##### Data extract

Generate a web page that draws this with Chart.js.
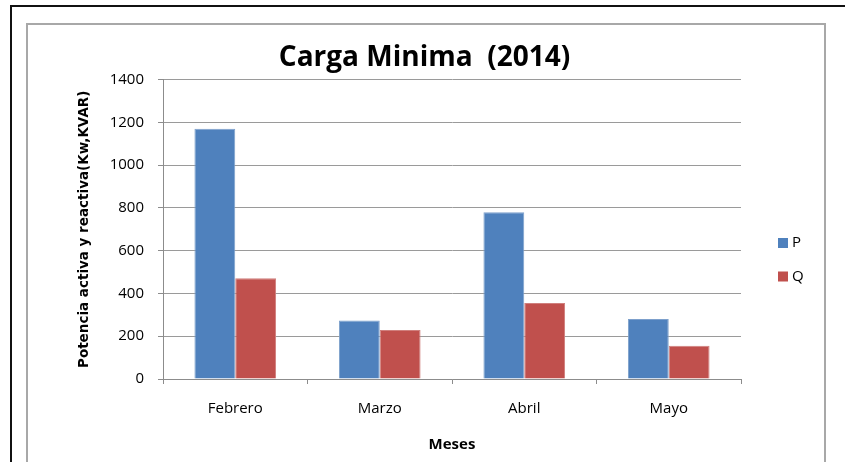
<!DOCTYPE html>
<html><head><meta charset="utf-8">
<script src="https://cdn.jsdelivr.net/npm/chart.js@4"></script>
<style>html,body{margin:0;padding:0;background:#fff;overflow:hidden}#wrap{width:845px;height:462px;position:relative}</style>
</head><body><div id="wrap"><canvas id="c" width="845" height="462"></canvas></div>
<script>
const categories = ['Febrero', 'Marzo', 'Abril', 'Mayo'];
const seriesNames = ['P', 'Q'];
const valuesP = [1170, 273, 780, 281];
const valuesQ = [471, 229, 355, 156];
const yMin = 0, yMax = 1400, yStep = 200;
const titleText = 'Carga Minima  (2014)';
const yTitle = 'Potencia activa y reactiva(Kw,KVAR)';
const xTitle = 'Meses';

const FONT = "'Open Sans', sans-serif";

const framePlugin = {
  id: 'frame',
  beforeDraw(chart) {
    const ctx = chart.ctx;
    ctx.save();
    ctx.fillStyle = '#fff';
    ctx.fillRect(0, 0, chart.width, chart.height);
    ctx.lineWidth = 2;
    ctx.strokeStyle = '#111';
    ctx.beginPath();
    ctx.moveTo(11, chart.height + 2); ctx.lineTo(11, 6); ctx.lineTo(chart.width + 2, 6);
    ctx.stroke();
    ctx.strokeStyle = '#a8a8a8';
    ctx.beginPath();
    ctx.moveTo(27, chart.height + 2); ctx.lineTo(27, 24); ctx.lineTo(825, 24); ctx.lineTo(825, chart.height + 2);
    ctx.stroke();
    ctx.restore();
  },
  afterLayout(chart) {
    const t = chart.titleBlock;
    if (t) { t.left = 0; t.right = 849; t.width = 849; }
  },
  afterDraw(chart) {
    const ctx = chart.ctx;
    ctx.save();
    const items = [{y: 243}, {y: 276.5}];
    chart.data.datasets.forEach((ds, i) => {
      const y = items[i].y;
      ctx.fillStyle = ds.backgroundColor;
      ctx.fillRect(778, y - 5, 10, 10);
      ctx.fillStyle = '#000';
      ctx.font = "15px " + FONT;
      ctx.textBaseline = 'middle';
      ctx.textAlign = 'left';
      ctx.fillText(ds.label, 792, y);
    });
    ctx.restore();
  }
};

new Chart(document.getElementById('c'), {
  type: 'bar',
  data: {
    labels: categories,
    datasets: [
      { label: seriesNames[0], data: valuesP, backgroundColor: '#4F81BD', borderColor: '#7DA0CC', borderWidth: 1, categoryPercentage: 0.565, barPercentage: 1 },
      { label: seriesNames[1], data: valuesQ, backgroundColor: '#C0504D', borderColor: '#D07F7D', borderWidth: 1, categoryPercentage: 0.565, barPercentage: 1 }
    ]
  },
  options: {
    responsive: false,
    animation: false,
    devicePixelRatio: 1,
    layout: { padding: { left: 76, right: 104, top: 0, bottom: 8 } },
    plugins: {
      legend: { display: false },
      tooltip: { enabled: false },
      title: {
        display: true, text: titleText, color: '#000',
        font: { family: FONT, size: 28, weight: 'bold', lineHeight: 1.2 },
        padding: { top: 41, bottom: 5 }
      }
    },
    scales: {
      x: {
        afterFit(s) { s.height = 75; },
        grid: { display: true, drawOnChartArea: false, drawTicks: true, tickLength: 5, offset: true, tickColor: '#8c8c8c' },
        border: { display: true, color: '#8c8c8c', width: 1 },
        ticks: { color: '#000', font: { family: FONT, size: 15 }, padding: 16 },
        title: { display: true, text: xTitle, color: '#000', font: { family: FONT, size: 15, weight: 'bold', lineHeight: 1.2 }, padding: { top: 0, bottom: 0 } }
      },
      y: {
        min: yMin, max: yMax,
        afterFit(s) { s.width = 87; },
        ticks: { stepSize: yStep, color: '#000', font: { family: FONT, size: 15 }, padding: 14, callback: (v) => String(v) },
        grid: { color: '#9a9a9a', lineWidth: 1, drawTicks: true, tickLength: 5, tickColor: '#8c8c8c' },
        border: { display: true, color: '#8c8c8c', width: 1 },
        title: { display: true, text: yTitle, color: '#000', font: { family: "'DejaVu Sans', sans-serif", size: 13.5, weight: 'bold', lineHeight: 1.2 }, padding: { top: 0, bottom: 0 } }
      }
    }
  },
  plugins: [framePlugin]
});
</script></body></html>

##########

Aim:
Word for word, quote the full listing, omitting every picture.

Solution to this exercise:
Generate a web page that draws this with Chart.js.
<!DOCTYPE html>
<html><head><meta charset="utf-8">
<script src="https://cdn.jsdelivr.net/npm/chart.js@4"></script>
<style>html,body{margin:0;padding:0;background:#fff;overflow:hidden}#wrap{width:845px;height:462px;position:relative}</style>
</head><body><div id="wrap"><canvas id="c" width="845" height="462"></canvas></div>
<script>
const categories = ['Febrero', 'Marzo', 'Abril', 'Mayo'];
const seriesNames = ['P', 'Q'];
const valuesP = [1170, 273, 780, 281];
const valuesQ = [471, 229, 355, 156];
const yMin = 0, yMax = 1400, yStep = 200;
const titleText = 'Carga Minima  (2014)';
const yTitle = 'Potencia activa y reactiva(Kw,KVAR)';
const xTitle = 'Meses';

const FONT = "'Open Sans', sans-serif";

const framePlugin = {
  id: 'frame',
  beforeDraw(chart) {
    const ctx = chart.ctx;
    ctx.save();
    ctx.fillStyle = '#fff';
    ctx.fillRect(0, 0, chart.width, chart.height);
    ctx.lineWidth = 2;
    ctx.strokeStyle = '#111';
    ctx.beginPath();
    ctx.moveTo(11, chart.height + 2); ctx.lineTo(11, 6); ctx.lineTo(chart.width + 2, 6);
    ctx.stroke();
    ctx.strokeStyle = '#a8a8a8';
    ctx.beginPath();
    ctx.moveTo(27, chart.height + 2); ctx.lineTo(27, 24); ctx.lineTo(825, 24); ctx.lineTo(825, chart.height + 2);
    ctx.stroke();
    ctx.restore();
  },
  afterLayout(chart) {
    const t = chart.titleBlock;
    if (t) { t.left = 0; t.right = 849; t.width = 849; }
  },
  afterDraw(chart) {
    const ctx = chart.ctx;
    ctx.save();
    const items = [{y: 243}, {y: 276.5}];
    chart.data.datasets.forEach((ds, i) => {
      const y = items[i].y;
      ctx.fillStyle = ds.backgroundColor;
      ctx.fillRect(778, y - 5, 10, 10);
      ctx.fillStyle = '#000';
      ctx.font = "15px " + FONT;
      ctx.textBaseline = 'middle';
      ctx.textAlign = 'left';
      ctx.fillText(ds.label, 792, y);
    });
    ctx.restore();
  }
};

new Chart(document.getElementById('c'), {
  type: 'bar',
  data: {
    labels: categories,
    datasets: [
      { label: seriesNames[0], data: valuesP, backgroundColor: '#4F81BD', borderColor: '#7DA0CC', borderWidth: 1, categoryPercentage: 0.565, barPercentage: 1 },
      { label: seriesNames[1], data: valuesQ, backgroundColor: '#C0504D', borderColor: '#D07F7D', borderWidth: 1, categoryPercentage: 0.565, barPercentage: 1 }
    ]
  },
  options: {
    responsive: false,
    animation: false,
    devicePixelRatio: 1,
    layout: { padding: { left: 76, right: 104, top: 0, bottom: 8 } },
    plugins: {
      legend: { display: false },
      tooltip: { enabled: false },
      title: {
        display: true, text: titleText, color: '#000',
        font: { family: FONT, size: 28, weight: 'bold', lineHeight: 1.2 },
        padding: { top: 41, bottom: 5 }
      }
    },
    scales: {
      x: {
        afterFit(s) { s.height = 75; },
        grid: { display: true, drawOnChartArea: false, drawTicks: true, tickLength: 5, offset: true, tickColor: '#8c8c8c' },
        border: { display: true, color: '#8c8c8c', width: 1 },
        ticks: { color: '#000', font: { family: FONT, size: 15 }, padding: 16 },
        title: { display: true, text: xTitle, color: '#000', font: { family: FONT, size: 15, weight: 'bold', lineHeight: 1.2 }, padding: { top: 0, bottom: 0 } }
      },
      y: {
        min: yMin, max: yMax,
        afterFit(s) { s.width = 87; },
        ticks: { stepSize: yStep, color: '#000', font: { family: FONT, size: 15 }, padding: 14, callback: (v) => String(v) },
        grid: { color: '#9a9a9a', lineWidth: 1, drawTicks: true, tickLength: 5, tickColor: '#8c8c8c' },
        border: { display: true, color: '#8c8c8c', width: 1 },
        title: { display: true, text: yTitle, color: '#000', font: { family: "'DejaVu Sans', sans-serif", size: 13.5, weight: 'bold', lineHeight: 1.2 }, padding: { top: 0, bottom: 0 } }
      }
    }
  },
  plugins: [framePlugin]
});
</script></body></html>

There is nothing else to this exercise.